In the CBS/Times poll, 53 percent said Mr. Bush's support for a candidate would not make any difference in their vote.

In other news from the campaign trail:

  • Illinois Congressional candidate Tammy Duckworth, who lost both legs while serving in Iraq, failed to win the backing of the Veterans of Foreign Wars. The group's political action committee is instead backing the Republican candidate, state Senator Peter Roskam, who has no military experience. Duckworth says she was never contacted by the organization. The former Army chopper pilot turned Democratic candidate calls the decision "unfortunate."
  • Virginia Senator George Allen has picked up a last-minute endorsement as he heads into the homestretch of his tight race with Democrat Jim Webb. About 20 ministers from mostly-black churches endorsed the Republican, citing his support for an amendment on the ballot next week that would ban same-sex marriage. Race has been a factor in the campaign. Allen had to apologize for using the word "macaca" to refer to a Webb supporter of Indian descent. And Allen acquaintances from his college days claimed he used a common racial slur for blacks, which Allen denied.
  • Former U.S. Sen. Bill Bradley praised current incumbent Sen. Robert Menendez on Friday for the Democrat's vote against sending troops to Iraq as Menendez continued to fend off ethical charges from Republican challenger Tom Kean Jr. Menendez angrily answered questions about a newspaper report that he has a defense attorney representing him in a federal probe.
  • Minnesota Democratic gubernatorial candidate Mike Hatch denied a report that he called a male reporter "a Republican whore." Forum Communications Co., which owns several Minnesota newspapers, reported that Hatch lashed out at a reporter questioning him about a gaffe by his running mate, Judi Dutcher.
  • A contentious U.S. Senate race is a big reason Tennesseans are flocking to the polls and giving the state its highest early voter turnout "ever," state election coordinator Brook Thompson said Friday. Final figures show more than 867,000 people voted during the early voting period that began Oct. 18 and ended Thursday, Thompson said. That's a 49 percent increase over the same period during the 2002 midterm elections, the last comparable election.
  • Actor Ben Affleck campaigned for the Democratic challengers in two hotly contested congressional races Friday, becoming the latest in a string of celebrities — including author Frank McCourt and actors Paul Newman and Danny Glover have — who have stumped for Connecticut candidates.
  • Democratic Senate candidate Ben Cardin criticized a Republican Party handbook for election-day poll watchers as a GOP attempt to suppress voter turnout in Maryland and challenged Republican Michael Steele at a debate Friday to repudiate the call by party officials to aggressively challenge the credentials of voters. Steele did not respond to Cardin's statement during the debate. Asked about it afterward, he told reporters, "To be honest with, you I have not seen it."

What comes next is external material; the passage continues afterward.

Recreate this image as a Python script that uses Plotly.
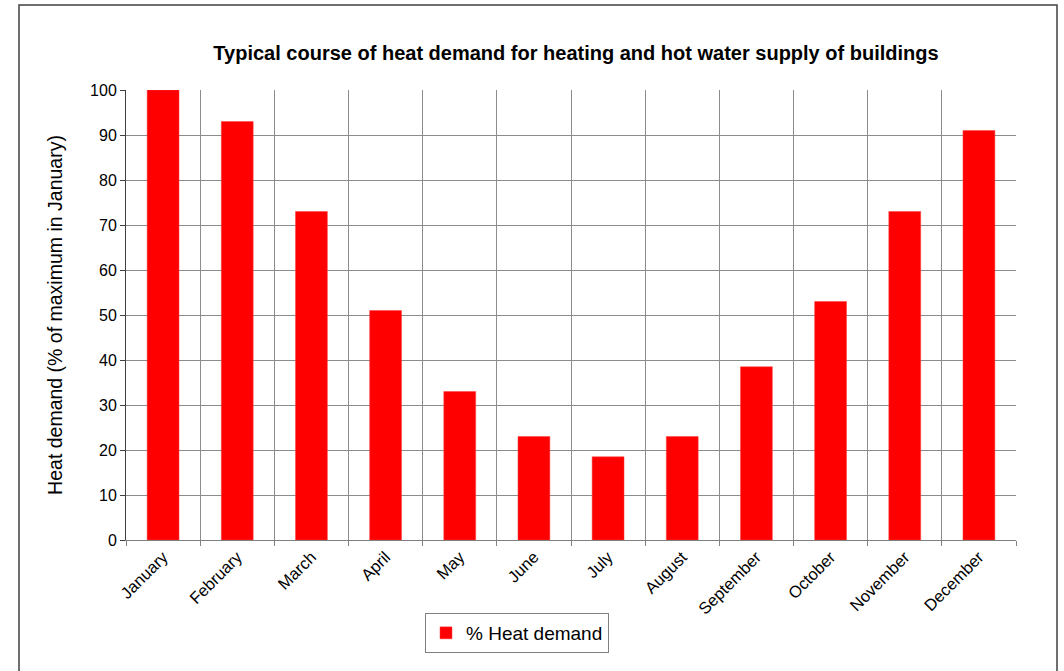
import plotly.graph_objects as go

months = ["January", "February", "March", "April", "May", "June", "July",
          "August", "September", "October", "November", "December"]
heat_demand = [100, 93, 73, 51, 33, 23, 18.5, 23, 38.5, 53, 73, 91]
y_ticks = [0, 10, 20, 30, 40, 50, 60, 70, 80, 90, 100]

FONT = "Liberation Sans, Arial, sans-serif"

W, H = 1064, 671
L, T = 126, 90
pw, ph = 890, 450
R = W - L - pw
B = H - T - ph

def px(x):
    return (x - L) / pw

def py(y):
    return (T + ph - y) / ph

fig = go.Figure()
fig.add_trace(go.Bar(
    x=months, y=heat_demand, name="% Heat demand",
    marker=dict(color="#FF0000", line=dict(color="#FF4040", width=0.5)),
    width=0.43, showlegend=True,
))

fig.update_layout(
    width=W, height=H,
    margin=dict(l=L, r=R, t=T, b=B),
    paper_bgcolor="white", plot_bgcolor="white",
    font=dict(family=FONT, color="#000000"),
    title=dict(text="<b>Typical course of heat demand for heating and hot water supply of buildings</b>",
               xref="paper", x=px(576), xanchor="center",
               yref="container", y=1 - 53 / H, yanchor="middle",
               font=dict(size=20, family=FONT, color="#000000")),
    showlegend=True,
    legend=dict(x=px(517), xanchor="center", y=py(613), yanchor="top",
                orientation="h", bordercolor="#808080", borderwidth=1,
                font=dict(size=19, family=FONT), bgcolor="white",
                itemwidth=30, tracegroupgap=0),
    xaxis=dict(
        type="category", tickson="boundaries", showgrid=True,
        gridcolor="#8c8c8c", gridwidth=1,
        showline=True, linecolor="#808080", linewidth=1,
        ticks="outside", ticklen=5, tickcolor="#808080",
        tickangle=-45, tickfont=dict(size=16.5, family=FONT),
        range=[-0.5, 11.5],
    ),
    yaxis=dict(
        range=[0, 100], tickvals=y_ticks, showgrid=True,
        gridcolor="#8c8c8c", gridwidth=1,
        showline=True, linecolor="#404040", linewidth=1,
        ticks="outside", ticklen=5, tickcolor="#404040",
        tickfont=dict(size=16, family=FONT),
        title=dict(text="Heat demand (% of maximum in January)",
                   font=dict(size=19.5, family=FONT), standoff=22),
        zeroline=False,
    ),
    shapes=[dict(type="rect", xref="paper", yref="paper",
                 x0=px(19), x1=px(1057), y0=py(700), y1=py(5),
                 line=dict(color="#404040", width=1.5), layer="below")],
)

fig.write_html(
    "out.html",
    config={"displayModeBar": False},
    post_script="document.body.style.margin='0';document.body.style.overflow='hidden';",
)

    Democrats need a gain of six seats to reclaim control of the 100-member Senate. Although polls suggest their chances of winning the Senate are not as good as winning control of the House, they are widely expected to pick up some seats — if not enough to wrest control from Republicans, then inching closer to the 50-50 split that existed for a while early in Mr. Bush's first term.

    Democrats expect to beat Republican incumbents in Ohio and Pennsylvania, and possibly Rhode Island. The big battlegrounds now are Missouri, Tennessee and Virginia, all held by Republicans.

    Also still in play are New Jersey, where Menendez holds a modest lead in polls; and Montana, where Democrats hope to gain a GOP seat but where Republicans were claiming the gap was narrowing in favor of incumbent Sen. Conrad Burns.

    Sen. Chuck Schumer of New York, chairman of the Democratic Senate campaign effort, said he was optimistic about adding Montana and other states with GOP Senate incumbents to the Democratic column.

    Schumer claimed unexpectedly strong support for a Democratic challenger in early voting in a race in Arizona, and said it was "harbinger of a wave" that would benefit his party

    "The election is becoming more and more a referendum on change," Schumer said.

    Democrats say they are ahead in many races because of the public's growing dissatisfaction with the war in Iraq. Polls show that a clear majority of Americans see the war as a mistake and far fewer support the president's handling of it.

    Schumer said Thursday that the White House is playing into the Democratic Party's hands.

    "In an effort to strengthen their base, they keep reminding the public that there's not going to be any change in Iraq," Schumer said.